On a small table in a preschool classroom in British Columbia sits a mirror, white paper, a package of eight markers ranging in colors from dark brown to light cream marked as “apricot,” “peach,” “tan,” “sepia,” 108 “burnt sienna,” “mahogany,” “Black,” and “White.” On the bright yellow and green package of markers there is a green and blue earth globe, inside of which are the drawn faces of four smiling children of different hues surrounded by the words “multicultural” “multiculterel.” A four-year-old girl child-body sits on a chair facing the mirror. She moves to pick up a light cream “peach “-colored marker. She presses the marker down on a white piece of paper, and then looks intently at her face in the mirror. She repeats this several times, with different markers. She moves to put down yet another marker, and then pick up a darker-colored “tan” marker She removes the lid, and presses the tip down on the paper. She looks in the mirror, and then picks up the lid, places the lid back on the marker, and looks around the table. She exclaims loudly, “I got the right color!” with a big smile at the two female-adult bodies that sit near her. She presses the marker on the paper and draws a dark brown oval face.

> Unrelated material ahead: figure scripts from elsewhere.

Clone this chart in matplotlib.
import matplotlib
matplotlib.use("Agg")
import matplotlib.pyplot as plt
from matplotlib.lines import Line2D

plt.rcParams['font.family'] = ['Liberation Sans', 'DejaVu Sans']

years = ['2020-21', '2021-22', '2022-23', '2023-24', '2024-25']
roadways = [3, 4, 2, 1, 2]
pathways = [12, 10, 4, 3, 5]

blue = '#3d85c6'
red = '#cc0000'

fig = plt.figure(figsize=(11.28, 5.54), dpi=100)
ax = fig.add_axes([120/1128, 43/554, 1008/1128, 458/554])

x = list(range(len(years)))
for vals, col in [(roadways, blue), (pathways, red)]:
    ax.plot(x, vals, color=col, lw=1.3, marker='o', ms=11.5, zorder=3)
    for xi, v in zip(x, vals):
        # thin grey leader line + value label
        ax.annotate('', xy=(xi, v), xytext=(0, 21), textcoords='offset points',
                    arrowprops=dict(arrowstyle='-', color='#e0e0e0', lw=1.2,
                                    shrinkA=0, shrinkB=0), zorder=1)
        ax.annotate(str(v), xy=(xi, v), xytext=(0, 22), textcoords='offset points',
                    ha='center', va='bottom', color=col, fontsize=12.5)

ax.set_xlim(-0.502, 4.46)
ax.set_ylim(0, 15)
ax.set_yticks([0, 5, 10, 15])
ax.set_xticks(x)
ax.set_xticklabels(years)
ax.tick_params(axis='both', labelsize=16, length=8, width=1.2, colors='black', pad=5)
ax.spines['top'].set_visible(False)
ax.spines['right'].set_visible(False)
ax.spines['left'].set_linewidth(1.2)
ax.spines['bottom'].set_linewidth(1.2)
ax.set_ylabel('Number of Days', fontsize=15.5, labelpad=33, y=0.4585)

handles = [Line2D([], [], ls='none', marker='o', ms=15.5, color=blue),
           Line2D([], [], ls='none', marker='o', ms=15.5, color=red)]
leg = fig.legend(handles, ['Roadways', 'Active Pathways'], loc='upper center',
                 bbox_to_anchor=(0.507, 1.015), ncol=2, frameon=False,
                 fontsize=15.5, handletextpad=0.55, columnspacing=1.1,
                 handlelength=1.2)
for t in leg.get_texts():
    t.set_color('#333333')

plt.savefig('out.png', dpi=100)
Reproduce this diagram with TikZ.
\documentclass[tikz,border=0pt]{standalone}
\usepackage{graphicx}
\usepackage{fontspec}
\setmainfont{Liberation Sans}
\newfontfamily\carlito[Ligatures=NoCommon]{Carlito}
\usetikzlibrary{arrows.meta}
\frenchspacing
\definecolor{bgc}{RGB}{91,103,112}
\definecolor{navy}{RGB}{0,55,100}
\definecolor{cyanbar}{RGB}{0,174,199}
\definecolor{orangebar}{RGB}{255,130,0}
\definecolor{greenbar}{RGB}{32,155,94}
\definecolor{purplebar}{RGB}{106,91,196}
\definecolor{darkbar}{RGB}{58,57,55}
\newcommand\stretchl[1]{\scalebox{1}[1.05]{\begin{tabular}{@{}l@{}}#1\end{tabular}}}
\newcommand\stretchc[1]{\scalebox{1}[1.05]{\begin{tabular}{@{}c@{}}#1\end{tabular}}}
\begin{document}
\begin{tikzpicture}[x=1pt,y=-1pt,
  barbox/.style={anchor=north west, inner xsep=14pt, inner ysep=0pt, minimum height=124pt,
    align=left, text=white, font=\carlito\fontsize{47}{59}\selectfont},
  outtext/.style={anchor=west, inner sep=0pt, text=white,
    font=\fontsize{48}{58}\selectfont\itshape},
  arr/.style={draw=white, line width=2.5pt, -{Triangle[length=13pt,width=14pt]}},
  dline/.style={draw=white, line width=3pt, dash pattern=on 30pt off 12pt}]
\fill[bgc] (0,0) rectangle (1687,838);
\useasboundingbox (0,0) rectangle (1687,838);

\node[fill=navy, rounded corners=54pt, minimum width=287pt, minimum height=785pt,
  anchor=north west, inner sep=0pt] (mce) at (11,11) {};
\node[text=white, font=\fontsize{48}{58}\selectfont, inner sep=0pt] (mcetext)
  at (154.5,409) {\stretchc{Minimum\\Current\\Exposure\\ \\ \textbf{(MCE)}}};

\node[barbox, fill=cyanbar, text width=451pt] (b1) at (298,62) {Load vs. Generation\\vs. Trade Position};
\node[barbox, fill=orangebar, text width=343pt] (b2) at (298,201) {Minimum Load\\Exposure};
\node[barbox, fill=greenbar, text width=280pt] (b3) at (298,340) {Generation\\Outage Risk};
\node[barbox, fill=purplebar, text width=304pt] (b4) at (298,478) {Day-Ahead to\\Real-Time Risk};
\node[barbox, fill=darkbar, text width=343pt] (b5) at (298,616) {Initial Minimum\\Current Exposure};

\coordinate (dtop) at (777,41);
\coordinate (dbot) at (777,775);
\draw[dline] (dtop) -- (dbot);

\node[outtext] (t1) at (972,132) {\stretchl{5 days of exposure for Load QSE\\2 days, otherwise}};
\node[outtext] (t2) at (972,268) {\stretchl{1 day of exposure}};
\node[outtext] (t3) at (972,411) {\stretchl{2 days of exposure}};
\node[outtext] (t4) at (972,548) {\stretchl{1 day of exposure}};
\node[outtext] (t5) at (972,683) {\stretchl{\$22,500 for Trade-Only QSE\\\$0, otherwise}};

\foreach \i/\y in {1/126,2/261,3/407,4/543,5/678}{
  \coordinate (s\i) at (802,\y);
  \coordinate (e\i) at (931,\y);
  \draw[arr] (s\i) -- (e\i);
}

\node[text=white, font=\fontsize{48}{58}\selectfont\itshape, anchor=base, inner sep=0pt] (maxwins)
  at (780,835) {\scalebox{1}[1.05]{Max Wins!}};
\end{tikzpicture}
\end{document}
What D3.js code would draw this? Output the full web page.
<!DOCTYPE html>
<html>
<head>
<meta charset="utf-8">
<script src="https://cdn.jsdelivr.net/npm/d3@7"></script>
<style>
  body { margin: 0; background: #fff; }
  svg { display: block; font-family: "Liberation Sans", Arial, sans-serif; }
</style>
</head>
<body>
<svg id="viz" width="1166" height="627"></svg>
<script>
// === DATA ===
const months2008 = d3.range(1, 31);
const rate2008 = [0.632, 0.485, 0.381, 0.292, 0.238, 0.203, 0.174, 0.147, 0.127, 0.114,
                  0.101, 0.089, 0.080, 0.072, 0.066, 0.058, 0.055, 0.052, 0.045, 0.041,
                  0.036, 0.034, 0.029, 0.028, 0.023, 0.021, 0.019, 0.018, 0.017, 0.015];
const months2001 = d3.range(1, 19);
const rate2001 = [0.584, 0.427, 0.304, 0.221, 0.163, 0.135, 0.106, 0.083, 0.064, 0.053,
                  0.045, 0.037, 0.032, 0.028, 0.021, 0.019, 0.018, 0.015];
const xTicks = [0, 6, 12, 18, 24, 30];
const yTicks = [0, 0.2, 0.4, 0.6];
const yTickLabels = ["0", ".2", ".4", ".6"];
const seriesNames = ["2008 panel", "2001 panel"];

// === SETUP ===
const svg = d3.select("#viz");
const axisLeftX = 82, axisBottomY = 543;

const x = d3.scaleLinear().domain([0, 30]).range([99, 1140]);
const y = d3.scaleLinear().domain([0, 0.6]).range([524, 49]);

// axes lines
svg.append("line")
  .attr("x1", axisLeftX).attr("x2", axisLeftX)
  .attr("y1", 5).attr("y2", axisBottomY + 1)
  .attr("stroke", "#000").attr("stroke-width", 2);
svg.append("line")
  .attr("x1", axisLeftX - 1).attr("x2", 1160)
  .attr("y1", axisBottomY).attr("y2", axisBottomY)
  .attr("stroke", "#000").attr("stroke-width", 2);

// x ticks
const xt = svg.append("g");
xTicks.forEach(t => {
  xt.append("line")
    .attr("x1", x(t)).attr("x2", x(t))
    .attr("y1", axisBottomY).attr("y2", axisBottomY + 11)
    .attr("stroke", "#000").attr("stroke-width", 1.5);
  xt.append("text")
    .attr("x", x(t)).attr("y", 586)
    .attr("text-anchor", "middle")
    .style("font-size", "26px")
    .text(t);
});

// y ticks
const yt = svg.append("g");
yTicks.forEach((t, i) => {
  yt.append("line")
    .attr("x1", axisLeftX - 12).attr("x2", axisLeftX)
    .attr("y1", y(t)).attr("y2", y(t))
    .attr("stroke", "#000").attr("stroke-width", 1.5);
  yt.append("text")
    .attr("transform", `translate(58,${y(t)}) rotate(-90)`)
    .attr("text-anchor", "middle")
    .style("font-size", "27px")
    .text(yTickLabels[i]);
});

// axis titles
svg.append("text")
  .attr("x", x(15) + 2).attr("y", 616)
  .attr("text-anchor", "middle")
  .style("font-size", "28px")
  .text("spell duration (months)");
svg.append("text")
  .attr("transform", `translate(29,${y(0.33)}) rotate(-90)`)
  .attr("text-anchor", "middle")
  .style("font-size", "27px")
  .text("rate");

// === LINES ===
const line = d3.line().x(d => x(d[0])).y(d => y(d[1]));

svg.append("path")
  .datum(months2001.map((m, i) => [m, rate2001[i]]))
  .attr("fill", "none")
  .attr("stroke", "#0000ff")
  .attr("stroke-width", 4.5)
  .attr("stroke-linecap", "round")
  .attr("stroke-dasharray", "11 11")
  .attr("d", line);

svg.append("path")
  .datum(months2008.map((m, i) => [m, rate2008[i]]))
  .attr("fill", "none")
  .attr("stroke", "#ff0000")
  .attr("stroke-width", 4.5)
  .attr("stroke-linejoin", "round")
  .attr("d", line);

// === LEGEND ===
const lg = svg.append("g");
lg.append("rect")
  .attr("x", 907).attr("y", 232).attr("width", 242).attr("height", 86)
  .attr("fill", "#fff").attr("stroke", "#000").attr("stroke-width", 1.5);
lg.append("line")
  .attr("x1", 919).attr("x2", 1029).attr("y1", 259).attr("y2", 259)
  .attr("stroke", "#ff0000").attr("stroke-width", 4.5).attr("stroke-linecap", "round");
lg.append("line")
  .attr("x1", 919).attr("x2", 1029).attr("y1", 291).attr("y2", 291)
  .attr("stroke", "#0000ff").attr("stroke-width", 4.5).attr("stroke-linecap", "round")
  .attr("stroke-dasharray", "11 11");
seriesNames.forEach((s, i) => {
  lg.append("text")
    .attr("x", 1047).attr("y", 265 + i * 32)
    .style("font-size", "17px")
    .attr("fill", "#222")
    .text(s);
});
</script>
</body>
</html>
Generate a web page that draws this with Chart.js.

Matching, Mixing and Matching…

A large and thick black book holds together pages of pedagogical narrations throughout the preschool year. One narration is named “Mixing the Colors of Us.” The narration describes how the educators instruct all the children to take the paint and paintbrush and match their skin color with the paint. Images of the children are shown with paintbrush, paint, and paper, around a table. As several child-bodies gather and look at the colors, one child notices that one of the children is different. The child says, “Her skin is a lot yellower then ours.” The educators point out to the children how all the skin colors are different from each other. The children are then instructed to take their “”skin color” paint and mix all the colors together. One light cream color emerges. An image shows the children looking at the light cream color. The children are next instructed to take the light cream color and add colors to it to match it back to their own skin color.